WHAT YOU NEED TO DO
Only the number is wanted: how many lines hold the word "with"?

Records
— BEGIN —

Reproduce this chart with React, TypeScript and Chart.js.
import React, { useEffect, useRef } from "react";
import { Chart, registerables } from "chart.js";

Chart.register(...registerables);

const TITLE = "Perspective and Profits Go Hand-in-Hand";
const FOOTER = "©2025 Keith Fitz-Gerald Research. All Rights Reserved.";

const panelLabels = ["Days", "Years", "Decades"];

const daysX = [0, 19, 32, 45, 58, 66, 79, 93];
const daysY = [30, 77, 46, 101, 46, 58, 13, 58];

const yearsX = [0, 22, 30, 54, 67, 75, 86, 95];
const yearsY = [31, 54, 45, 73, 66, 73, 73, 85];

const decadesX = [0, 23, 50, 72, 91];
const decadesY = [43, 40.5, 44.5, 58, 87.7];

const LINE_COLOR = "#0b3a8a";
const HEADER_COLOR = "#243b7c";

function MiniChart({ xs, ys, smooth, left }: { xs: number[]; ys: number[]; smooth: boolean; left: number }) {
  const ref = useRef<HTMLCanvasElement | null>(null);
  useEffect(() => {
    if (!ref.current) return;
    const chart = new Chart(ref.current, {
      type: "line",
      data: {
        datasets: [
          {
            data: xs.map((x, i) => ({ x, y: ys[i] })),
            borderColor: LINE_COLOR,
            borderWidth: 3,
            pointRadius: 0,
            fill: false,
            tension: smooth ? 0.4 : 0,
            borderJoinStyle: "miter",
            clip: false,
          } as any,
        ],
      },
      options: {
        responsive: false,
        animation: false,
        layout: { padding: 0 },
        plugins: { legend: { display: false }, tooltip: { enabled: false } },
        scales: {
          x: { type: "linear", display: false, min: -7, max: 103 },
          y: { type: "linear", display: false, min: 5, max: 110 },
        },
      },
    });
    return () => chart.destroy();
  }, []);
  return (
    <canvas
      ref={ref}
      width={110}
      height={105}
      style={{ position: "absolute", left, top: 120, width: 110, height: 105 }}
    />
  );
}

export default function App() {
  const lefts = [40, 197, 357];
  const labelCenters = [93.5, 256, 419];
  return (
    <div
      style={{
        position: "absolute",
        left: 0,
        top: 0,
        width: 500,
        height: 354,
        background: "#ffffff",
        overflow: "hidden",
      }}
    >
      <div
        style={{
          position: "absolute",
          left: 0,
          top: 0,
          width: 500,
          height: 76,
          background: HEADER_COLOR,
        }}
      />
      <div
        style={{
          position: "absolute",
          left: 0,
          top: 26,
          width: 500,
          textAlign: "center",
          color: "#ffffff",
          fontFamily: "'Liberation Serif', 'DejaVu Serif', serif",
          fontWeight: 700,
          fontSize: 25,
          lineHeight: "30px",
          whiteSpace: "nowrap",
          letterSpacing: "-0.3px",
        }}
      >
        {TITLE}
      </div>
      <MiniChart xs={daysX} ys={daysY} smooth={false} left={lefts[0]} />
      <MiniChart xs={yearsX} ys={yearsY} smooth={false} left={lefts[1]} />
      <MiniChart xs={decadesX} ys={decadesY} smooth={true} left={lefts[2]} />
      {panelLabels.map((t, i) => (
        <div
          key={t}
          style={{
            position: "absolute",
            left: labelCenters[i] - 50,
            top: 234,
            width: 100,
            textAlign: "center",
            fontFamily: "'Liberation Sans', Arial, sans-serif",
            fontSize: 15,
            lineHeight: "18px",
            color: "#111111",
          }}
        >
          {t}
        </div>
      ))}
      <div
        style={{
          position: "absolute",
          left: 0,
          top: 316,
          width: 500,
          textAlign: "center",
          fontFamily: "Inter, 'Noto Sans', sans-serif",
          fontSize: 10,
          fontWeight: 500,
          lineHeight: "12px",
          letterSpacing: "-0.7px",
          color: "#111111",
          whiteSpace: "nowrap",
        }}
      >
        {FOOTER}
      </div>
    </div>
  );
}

— END —
— BEGIN —

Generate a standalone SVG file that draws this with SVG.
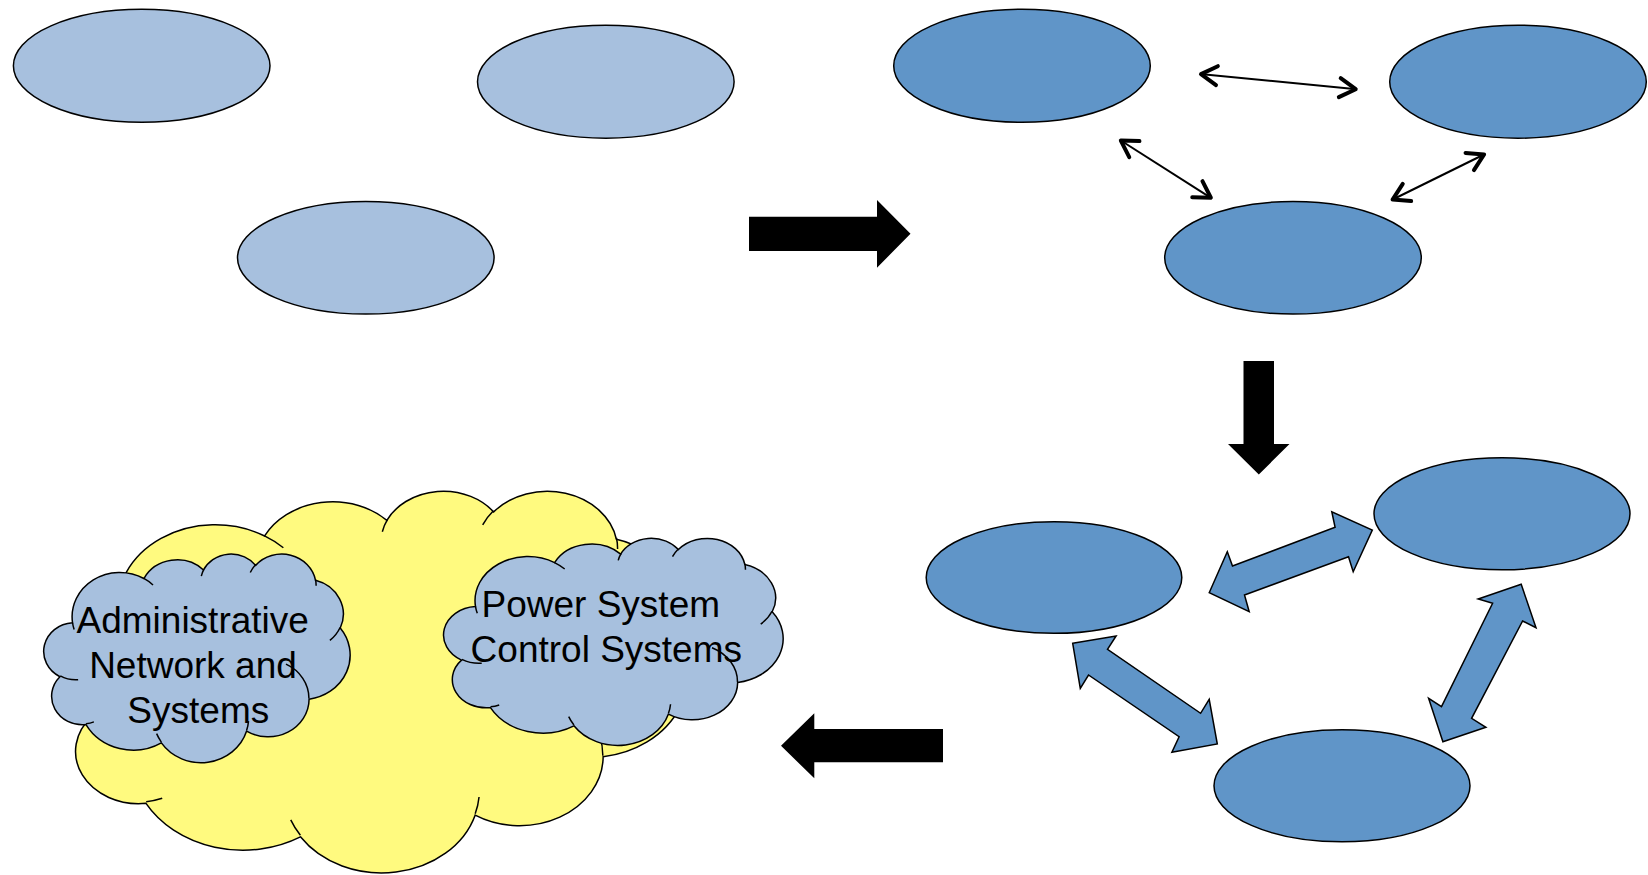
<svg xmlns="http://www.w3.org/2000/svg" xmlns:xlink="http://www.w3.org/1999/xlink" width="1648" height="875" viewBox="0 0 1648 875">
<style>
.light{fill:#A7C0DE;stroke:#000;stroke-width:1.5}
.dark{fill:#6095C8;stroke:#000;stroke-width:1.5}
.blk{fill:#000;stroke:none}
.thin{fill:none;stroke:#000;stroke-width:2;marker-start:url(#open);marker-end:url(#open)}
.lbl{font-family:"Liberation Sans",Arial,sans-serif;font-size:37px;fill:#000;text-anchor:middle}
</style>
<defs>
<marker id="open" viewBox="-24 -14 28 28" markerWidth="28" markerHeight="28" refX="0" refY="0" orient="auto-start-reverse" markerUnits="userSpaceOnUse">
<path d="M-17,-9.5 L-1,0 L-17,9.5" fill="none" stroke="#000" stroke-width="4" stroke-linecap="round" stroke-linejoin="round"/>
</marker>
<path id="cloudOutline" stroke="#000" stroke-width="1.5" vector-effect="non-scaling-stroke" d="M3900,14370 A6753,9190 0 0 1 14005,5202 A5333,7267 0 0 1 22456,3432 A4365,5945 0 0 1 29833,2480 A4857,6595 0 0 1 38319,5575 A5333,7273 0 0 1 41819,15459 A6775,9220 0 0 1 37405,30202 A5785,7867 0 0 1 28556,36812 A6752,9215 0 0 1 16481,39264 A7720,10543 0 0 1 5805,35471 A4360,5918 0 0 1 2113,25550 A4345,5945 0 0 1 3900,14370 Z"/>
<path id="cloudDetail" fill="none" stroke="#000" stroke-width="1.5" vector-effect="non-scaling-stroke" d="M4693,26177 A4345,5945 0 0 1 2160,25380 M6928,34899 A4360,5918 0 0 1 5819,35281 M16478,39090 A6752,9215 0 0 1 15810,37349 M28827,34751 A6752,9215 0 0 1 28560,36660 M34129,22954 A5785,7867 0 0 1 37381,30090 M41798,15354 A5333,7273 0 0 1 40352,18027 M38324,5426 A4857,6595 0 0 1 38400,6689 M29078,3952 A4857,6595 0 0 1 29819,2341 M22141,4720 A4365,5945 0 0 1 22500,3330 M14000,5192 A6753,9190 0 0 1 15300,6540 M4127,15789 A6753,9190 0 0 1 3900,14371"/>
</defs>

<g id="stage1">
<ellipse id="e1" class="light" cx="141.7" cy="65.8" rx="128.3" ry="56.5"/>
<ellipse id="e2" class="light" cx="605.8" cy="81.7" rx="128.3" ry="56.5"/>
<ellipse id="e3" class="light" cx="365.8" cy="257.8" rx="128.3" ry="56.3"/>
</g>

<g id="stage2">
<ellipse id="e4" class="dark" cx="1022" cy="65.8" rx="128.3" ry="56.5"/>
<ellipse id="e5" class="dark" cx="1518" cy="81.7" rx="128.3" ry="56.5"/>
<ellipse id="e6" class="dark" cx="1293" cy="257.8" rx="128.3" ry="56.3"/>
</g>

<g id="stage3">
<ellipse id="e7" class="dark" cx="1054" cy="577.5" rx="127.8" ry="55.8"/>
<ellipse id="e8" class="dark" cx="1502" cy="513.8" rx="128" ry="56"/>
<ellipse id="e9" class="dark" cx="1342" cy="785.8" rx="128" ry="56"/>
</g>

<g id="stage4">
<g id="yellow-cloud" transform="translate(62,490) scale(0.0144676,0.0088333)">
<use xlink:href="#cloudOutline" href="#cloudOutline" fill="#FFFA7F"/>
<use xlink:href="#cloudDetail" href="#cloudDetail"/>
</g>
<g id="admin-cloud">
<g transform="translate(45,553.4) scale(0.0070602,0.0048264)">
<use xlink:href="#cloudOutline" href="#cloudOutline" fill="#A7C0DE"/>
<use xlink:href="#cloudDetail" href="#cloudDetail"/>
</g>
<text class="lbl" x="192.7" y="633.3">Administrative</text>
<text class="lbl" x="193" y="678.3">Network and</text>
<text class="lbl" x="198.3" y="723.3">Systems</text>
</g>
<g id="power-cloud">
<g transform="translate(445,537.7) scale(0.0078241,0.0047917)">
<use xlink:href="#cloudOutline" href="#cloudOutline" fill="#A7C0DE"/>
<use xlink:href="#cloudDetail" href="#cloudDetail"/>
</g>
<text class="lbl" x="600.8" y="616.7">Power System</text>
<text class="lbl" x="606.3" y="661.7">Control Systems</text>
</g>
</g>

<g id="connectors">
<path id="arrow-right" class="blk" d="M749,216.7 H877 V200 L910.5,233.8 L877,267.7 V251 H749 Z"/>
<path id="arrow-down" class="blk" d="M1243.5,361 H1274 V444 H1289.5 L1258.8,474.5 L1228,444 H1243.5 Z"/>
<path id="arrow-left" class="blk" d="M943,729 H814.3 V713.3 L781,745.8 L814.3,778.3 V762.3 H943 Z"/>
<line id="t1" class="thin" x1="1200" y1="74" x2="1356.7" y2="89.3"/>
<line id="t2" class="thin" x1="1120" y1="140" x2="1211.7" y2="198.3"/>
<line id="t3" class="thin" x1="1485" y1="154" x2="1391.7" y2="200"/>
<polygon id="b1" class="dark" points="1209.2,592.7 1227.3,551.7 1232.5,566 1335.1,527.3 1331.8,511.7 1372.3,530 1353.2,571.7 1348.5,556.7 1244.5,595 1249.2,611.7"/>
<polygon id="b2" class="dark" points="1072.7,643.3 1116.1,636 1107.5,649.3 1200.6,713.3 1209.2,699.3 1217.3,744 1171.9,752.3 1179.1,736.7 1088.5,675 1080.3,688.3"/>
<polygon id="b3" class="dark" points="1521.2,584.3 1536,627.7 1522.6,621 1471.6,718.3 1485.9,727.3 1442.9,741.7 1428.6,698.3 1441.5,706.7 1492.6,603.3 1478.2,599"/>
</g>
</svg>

— END —

WRITTEN RESPONSE
2